That famed surf photographer LeRoy Grannis would have such a significant impact on surf culture in his lifetime was a matter of coincidence. When Grannis was 42, his doctor diagnosed him with stomach ulcers and recommended he take up a relaxing hobby. That was in 1959, the same year Gidget made its cinematic debut, and “inland America [was] lured to the beach,” as surf writer Andrea Gabbard wrote.
The popularity of surfing soared in the years Grannis honed his skills behind the lens – documenting surfing action and lifestyle in Southern California and the North Shore of Oahu. In the 60s and 70s, Grannis solidified his reputation as one of the era’s primary documentarians.
Over a century since he was born, Grannis’ work continues to stand the test of time for its composition and texture. And although his photos have been shown in galleries all over the world, he’s never had a solo exhibition.
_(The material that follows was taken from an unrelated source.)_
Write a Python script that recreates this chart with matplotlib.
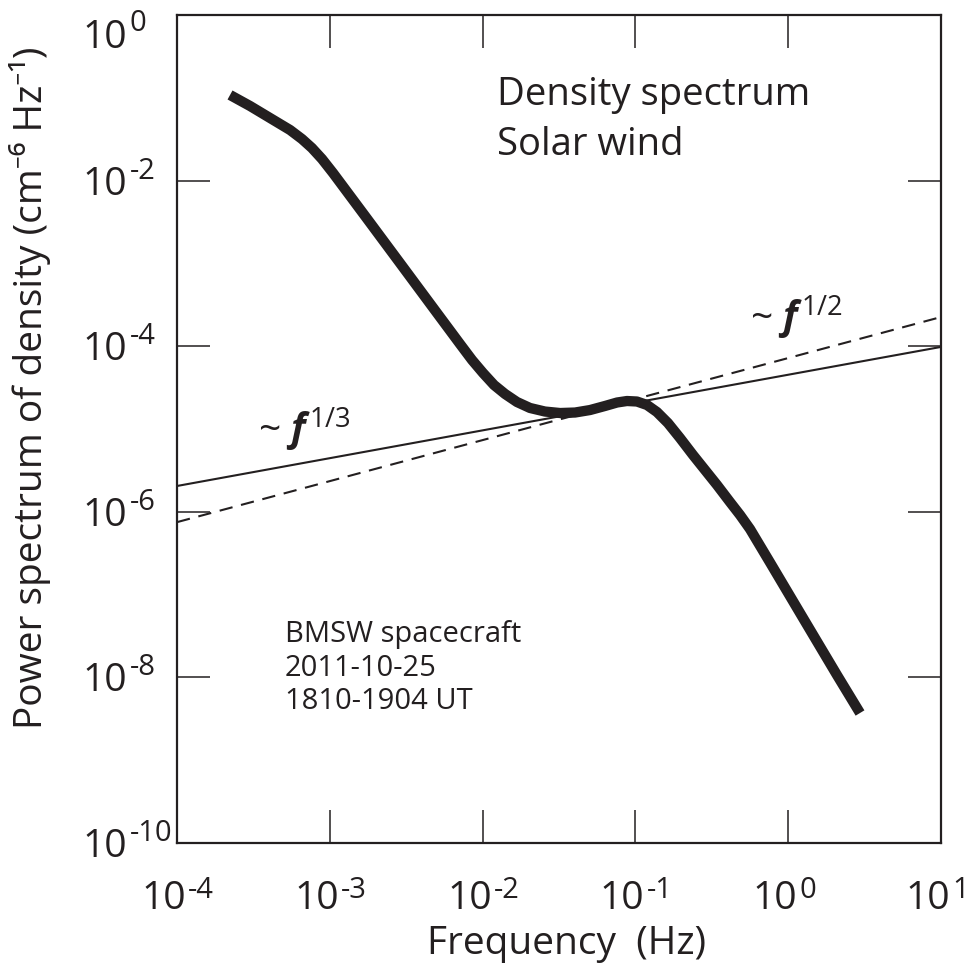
import numpy as np
import matplotlib
matplotlib.use('Agg')
import matplotlib.pyplot as plt

# ------------------------------------------------------------
# data (log10 units)
# ------------------------------------------------------------
spec_logf = [-3.653, -3.522, -3.391, -3.260, -3.182, -3.117, -3.051, -2.979,
             -2.757, -2.541, -2.325, -2.148, -2.069, -1.997, -1.925, -1.853,
             -1.775, -1.690, -1.592, -1.493, -1.395, -1.297, -1.199, -1.120,
             -1.055, -0.990, -0.924, -0.859, -0.787, -0.708, -0.623, -0.466,
             -0.381, -0.315, -0.250, -0.119, 0.097, 0.319, 0.470]
spec_logp = [-0.966, -1.099, -1.244, -1.389, -1.498, -1.606, -1.739, -1.908,
             -2.458, -2.995, -3.533, -3.973, -4.167, -4.324, -4.469, -4.577,
             -4.674, -4.746, -4.789, -4.807, -4.801, -4.771, -4.722, -4.680,
             -4.662, -4.668, -4.710, -4.795, -4.928, -5.109, -5.314, -5.676,
             -5.882, -6.039, -6.208, -6.612, -7.283, -7.971, -8.430]

# reference power laws, end points at the axis limits
ref_f = [1e-4, 1e1]
ref_third = [2.05e-6, 9.8e-5]    # ~ f^(1/3)
ref_half = [7.5e-7, 2.25e-4]     # ~ f^(1/2)

x_exps = [-4, -3, -2, -1, 0, 1]
y_exps = [0, -2, -4, -6, -8, -10]

INK = '#231f20'
W, H = 970, 969

plt.rcParams['font.family'] = ['Open Sans', 'Noto Sans', 'DejaVu Sans']
plt.rcParams['mathtext.fontset'] = 'custom'
plt.rcParams['mathtext.rm'] = 'Open Sans'
plt.rcParams['mathtext.it'] = 'Open Sans:italic'
plt.rcParams['mathtext.bfit'] = 'Open Sans:italic:bold'
plt.rcParams['text.color'] = INK


def px(x, y):
    return x / W, 1 - y / H


def pt(p):
    # pixels -> points at dpi 100
    return p * 0.72


fig = plt.figure(figsize=(W / 100, H / 100), dpi=100)
ax = fig.add_axes([177 / W, 1 - 843 / H, (941 - 177) / W, (843 - 15) / H])

freq = 10.0 ** np.array(spec_logf)
power = 10.0 ** np.array(spec_logp)

ax.plot(ref_f, ref_third, color=INK, lw=1.5)
ax.plot(ref_f, ref_half, color=INK, lw=1.5, dashes=(6.4, 4.2))
ax.plot(freq, power, color=INK, lw=7.4, solid_capstyle='butt',
        solid_joinstyle='round')

ax.set_xscale('log')
ax.set_yscale('log')
ax.set_xlim(1e-4, 1e1)
ax.set_ylim(1e-10, 1e0)
ax.set_xticks([10.0 ** e for e in x_exps])
ax.set_yticks([10.0 ** e for e in y_exps])
ax.minorticks_off()
ax.tick_params(which='major', direction='in', length=pt(33), width=1.1,
               color=INK, top=True, right=True,
               labelbottom=False, labelleft=False)
for s in ax.spines.values():
    s.set_linewidth(1.6)
    s.set_color(INK)

# tick labels: "10" plus a superscript with a plain hyphen
big, small = 28, 21
xt = ax.get_xaxis_transform()
for e in x_exps:
    ax.annotate('10', xy=(10.0 ** e, 0), xycoords=xt,
                xytext=(pt(9), pt(-66)), textcoords='offset points',
                ha='right', va='baseline', fontsize=big, annotation_clip=False)
    ax.annotate(str(e), xy=(10.0 ** e, 0), xycoords=xt,
                xytext=(pt(11), pt(-55)), textcoords='offset points',
                ha='left', va='baseline', fontsize=small, annotation_clip=False)

yt = ax.get_yaxis_transform()
for e in y_exps:
    big_dy, small_dy = (-33, -16) if e == 0 else (-14, 2)
    ax.annotate('10', xy=(0, 10.0 ** e), xycoords=yt,
                xytext=(pt(-50), pt(big_dy)), textcoords='offset points',
                ha='right', va='baseline', fontsize=big, annotation_clip=False)
    ax.annotate(str(e), xy=(0, 10.0 ** e), xycoords=yt,
                xytext=(pt(-47), pt(small_dy)), textcoords='offset points',
                ha='left', va='baseline', fontsize=small, annotation_clip=False)

fig.text(*px(567, 944), 'Frequency  (Hz)', ha='center', va='center',
         fontsize=28)
fig.text(*px(30, 388), 'Power spectrum of density (cm\u207b\u2076 Hz\u207b\u00b9)',
         ha='center', va='center', rotation=90, fontsize=28)

fig.text(*px(497, 120), 'Density spectrum\nSolar wind', ha='left',
         va='center', fontsize=27.5, linespacing=1.42)
fig.text(*px(285, 668), 'BMSW spacecraft\n2011-10-25\n1810-1904 UT',
         ha='left', va='center', fontsize=21, linespacing=1.2)

fig.text(*px(258, 430), r'~ $\mathbfit{f}^{\,1/3}$', ha='left', va='center',
         fontsize=28)
fig.text(*px(750, 318), r'~ $\mathbfit{f}^{\,1/2}$', ha='left', va='center',
         fontsize=28)

fig.savefig('out.png', dpi=100, facecolor='white')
Until now.
Opening on Friday, the Long Beach Museum of Art will host the late photographer’s first solo show, which will remain open until April 21. The honor is long overdue.
We recommend you slide through the gallery above for a quick preview of Grannis’ work, but we also know that it’s one thing to see his photos on a computer or phone screen and it’s quite another to see them in print.
Here are the details per the Long Beach Museum of Art:
“Cult to Culture: Photographs by LeRoy Grannis is the first West Coast museum presentation of the [Grannis’] work. Organized by the Long Beach Museum of Art, the exhibition explores Grannis’ mastery in the medium and his ability to capture iconic images that played a profound role in shaping the world of surfing during its golden age of the 1960s and the ‘70s.”